Leading off their new agenda, there will be the task of regrouping from September's epic collapse. If you pretend it didn't happen, it will never go away. There is an excellent chance that off-duty starting pitchers will no longer be drinking beer and wolfing down fast-food chicken in the clubhouse while the rest of the Red Sox are competing on the field. But that's the easiest part of the answer to the questions of what happened in September, and how can that sort of thing be avoided for the rest of eternity.
There is a new administration in Boston baseball, all the way from the front office to the dugout. On their way out of town, former Red Sox general manager Theo Epstein and former manager Terry Francona took a lot of hits. But these were the people in charge when the Red Sox broke the 86-year championship drought in 2004, and then won everything again in 2007.
Now, Ben Cherington has taken over as GM, and Bobby Valentine is in as the manager. Assessments of Cherington before he has assembled any sort of track record are comprehensively premature. But Valentine has a very public record, in two hemispheres.
Nobody who has been watching carefully doubts Valentine's intelligence or his depth of baseball knowledge. But he is well outside the mold of the manager-as-organizational-soldier, a niche that Francona occupied during his tenure in Boston. Francona made deferring to Epstein practically a public ritual. In the process, he probably didn't get his fair share of credit for the success of the Red Sox. But this manager/GM relationship constituted a more than workable approach for this franchise.
Valentine is by nature outspoken. He has admirers and detractors, both with reasons behind their arguments. But he doesn't leave many bystanders with their feelings stuck in neutral. Maybe this club needs a completely different managerial approach. If so, the change from Francona to Valentine will easily cover that distance.

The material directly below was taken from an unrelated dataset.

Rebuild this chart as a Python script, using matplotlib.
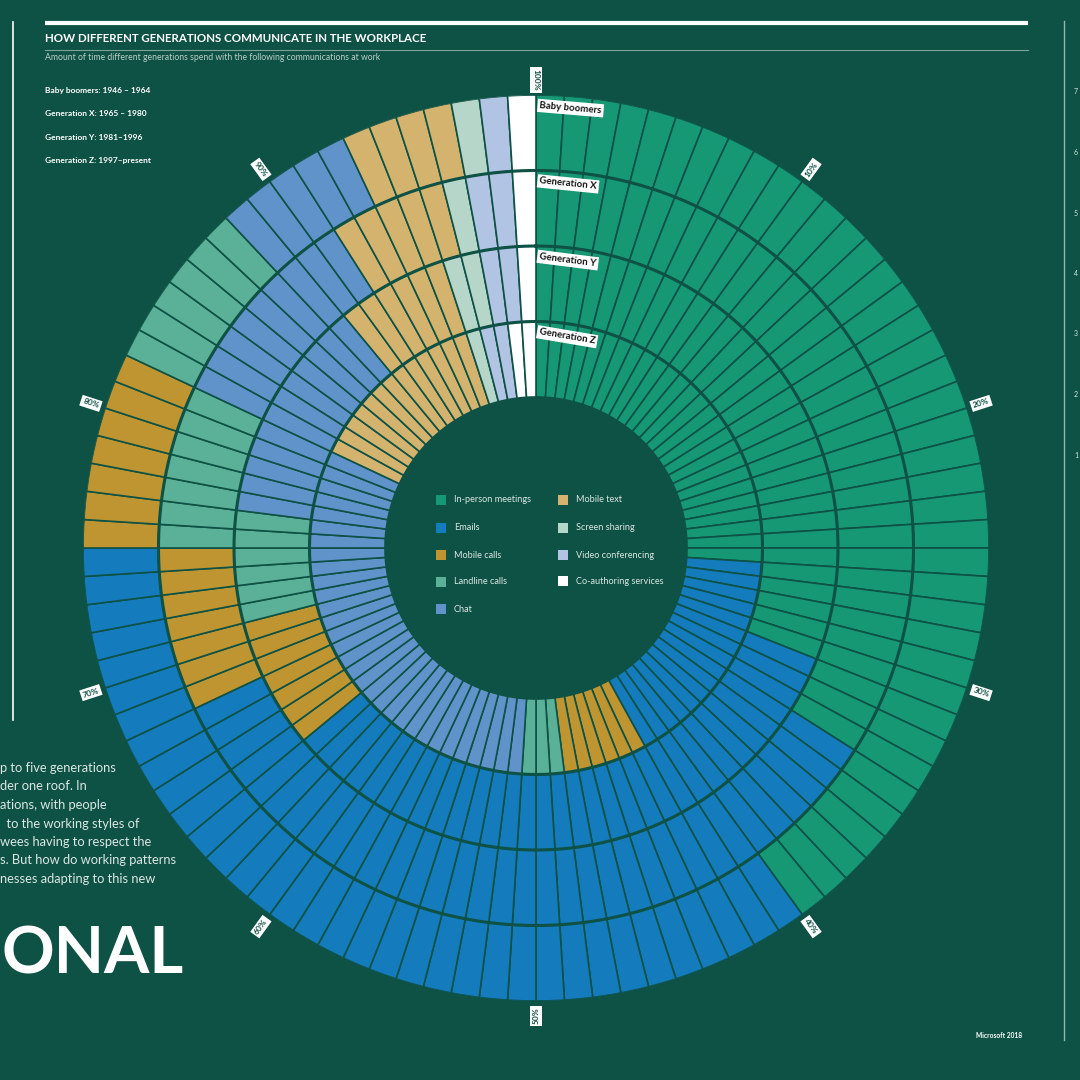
import numpy as np
import matplotlib.pyplot as plt
from matplotlib.patches import Rectangle

plt.rcParams['font.family'] = ['Lato', 'DejaVu Sans']

# share of communication time at work (%), clockwise from 12 o'clock
categories = ['In-person meetings', 'Emails', 'Mobile calls', 'Landline calls', 'Chat',
              'Mobile text', 'Screen sharing', 'Video conferencing', 'Co-authoring services']
colors = ['#169875', '#147bbd', '#be9530', '#5bb197', '#6193cb',
          '#d3b36e', '#b7d6ca', '#b2c4e3', '#ffffff']

generations = ['Baby boomers', 'Generation X', 'Generation Y', 'Generation Z']
baby_boomers = [40, 35, 7, 6, 5, 4, 1, 1, 1]
gen_x = [34, 34, 7, 7, 9, 5, 1, 2, 1]
gen_y = [31, 33, 7, 6, 12, 6, 2, 2, 1]
gen_z = [26, 16, 6, 3, 31, 13, 1, 2, 2]

birth_years = ['Baby boomers: 1946 – 1964', 'Generation X: 1965 – 1980',
               'Generation Y: 1981–1996', 'Generation Z: 1997–present']
pct_ticks = [10, 20, 30, 40, 50, 60, 70, 80, 90, 100]

intro_lines = ['p to five generations', 'der one roof. In', 'ations, with people',
               '  to the working styles of', 'wees having to respect the',
               's. But how do working patterns', 'nesses adapting to this new']
side_ticks = ['7', '6', '5', '4', '3', '2', '1']

BG = '#0e5145'
FG = '#dbe7e3'


def draw_page(page):
    # rules and header text around the chart
    page.plot([45, 1028], [23, 23], color='white', lw=3, solid_capstyle='butt')
    page.plot([45, 1028], [50, 50], color='#7fa398', lw=0.8)
    page.plot([13, 13], [22, 720], color='white', lw=1.2)
    page.plot([1064, 1064], [21, 1040], color='#9bb3ab', lw=1)

    page.text(45, 39, 'HOW DIFFERENT GENERATIONS COMMUNICATE IN THE WORKPLACE',
              fontsize=8.3, fontweight='bold', color='white', va='center')
    page.text(45, 58, 'Amount of time different generations spend with the following communications at work',
              fontsize=6.2, color='#b9cec7', va='center')
    for i, txt in enumerate(birth_years):
        page.text(45, 90 + i * 23.5, txt, fontsize=6.0, fontweight='bold', color='white', va='center')

    for i, txt in enumerate(intro_lines):
        page.text(0, 768 + i * 18.5, txt, fontsize=9.3, color=FG, va='center')
    page.text(1, 955, 'ONAL', fontsize=47, fontweight='bold', color='white', va='center', ha='left')

    for i, txt in enumerate(side_ticks):
        page.text(1074, 92 + i * 60.5, txt, fontsize=5, color=FG, va='center')
    page.text(1022, 1036, 'Microsoft 2018', fontsize=4.8, fontweight='bold', color='white',
              va='center', ha='right')

    # legend inside the hole
    left_rows = [500, 528, 555, 582, 609]
    right_rows = [500, 528, 555, 581]
    spots = [(441, y) for y in left_rows] + [(563, y) for y in right_rows]
    for (x, y), name, c in zip(spots, categories, colors):
        page.add_patch(Rectangle((x - 5, y - 5), 10, 10, color=c, ec='none'))
        page.text(x + 13, y, name, fontsize=6.6, color=FG, va='center')


def draw_rings(ax, rings, r_out, ring_w):
    step = 2 * np.pi / 100
    theta = (np.arange(100) + 0.5) * step
    for i, values in enumerate(rings):
        bottom = r_out - (i + 1) * ring_w
        seg_colors = np.repeat(colors, values)
        ax.bar(theta, ring_w, width=step, bottom=bottom, color=seg_colors,
               edgecolor=BG, linewidth=1.2)

    # thicker circles between generations
    t = np.linspace(0, 2 * np.pi, 500)
    for i in range(1, len(rings)):
        ax.plot(t, np.full_like(t, r_out - i * ring_w), color=BG, lw=2.2)

    # percentage markers around the outside
    for p in pct_ticks:
        deg = p * 3.6
        rot = 90 - deg if 0 < deg < 180 else 270 - deg
        ax.text(np.radians(deg), 468, f'{p}%', rotation=rot, rotation_mode='anchor',
                ha='center', va='center', fontsize=6, fontweight='bold', color=BG,
                bbox=dict(boxstyle='square,pad=0.25', fc='white', ec='none'), clip_on=False)

    # generation names at the start of each ring
    for i, name in enumerate(generations):
        r_top = r_out - i * ring_w
        ax.text(4 / r_top, r_top - 6, name, rotation=-np.degrees(38 / r_top),
                rotation_mode='anchor', ha='left', va='top', fontsize=6.9,
                fontweight='bold', color='#111111',
                bbox=dict(boxstyle='square,pad=0.22', fc='white', ec='none'))


def main():
    fig = plt.figure(figsize=(10.8, 10.8), dpi=100, facecolor=BG)
    page = fig.add_axes([0, 0, 1, 1])
    page.set_xlim(0, 1080)
    page.set_ylim(1080, 0)
    page.axis('off')
    draw_page(page)

    cx, cy, r_out = 536, 548, 453
    ring_w = 75.5
    ax = fig.add_axes([(cx - r_out) / 1080, (1080 - cy - r_out) / 1080,
                       2 * r_out / 1080, 2 * r_out / 1080], projection='polar')
    ax.set_theta_zero_location('N')
    ax.set_theta_direction(-1)
    ax.set_ylim(0, r_out)
    ax.axis('off')
    draw_rings(ax, [baby_boomers, gen_x, gen_y, gen_z], r_out, ring_w)

    fig.savefig('out.png', dpi=100, facecolor=BG)


if __name__ == '__main__':
    main()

Valentine says that he will make the return to form of outfielder Carl Crawford a priority. That would, of course, be helpful. But the truth is that even with Crawford putting up a distinctly sub-standard season -- and even with the September swoon -- the 2011 Red Sox still led the Majors in runs scored. Their lineup can only be described as impressive. There is going to be the matter of getting beyond the way the season ended, but the amount of talent on hand is beyond question. It wasn't that long before the end of the 2011 campaign that the American League Most Valuable Player Award debate included at least two Boston players: Adrian Gonzalez and Jacoby Ellsbury. Dustin Pedroia is one of the most admirable players in the game, and David Ortiz hasn't stopped hitting. The list goes on.
Will there be enough pitching? There will be roughly 27 other clubs asking variations of this question. The Sox will obviously have to add pitching depth, but the return to full health of Clay Buchholz would be a terrific boost for the Boston rotation. He was out for more than half of the 2011 season with a back injury, and the Red Sox could never come close to compensating for his absence.
At the back end of the bullpen, all those games taken for granted with Jonathan Papelbon as closer may fall into a less certain category. Cherington recently acquired Mark Melancon in a trade with the Astros. Melancon closed with some measure of success for the Astros during 2011, but closing for Houston is not like closing for Boston.
Add it all up and what you find are some remarkably varied possibilities. You won't have to be a Red Sox fan -- or a Yankees fan, for that matter -- to pay attention to what happens with this club. It is one thing to change closers. It is another thing to do what this club is doing, which will include changing cultures while retaining largely the same personnel.
This is a very tricky undertaking. But it should be nothing less than entertaining, instructive and, all right, we can easily go as far as compelling.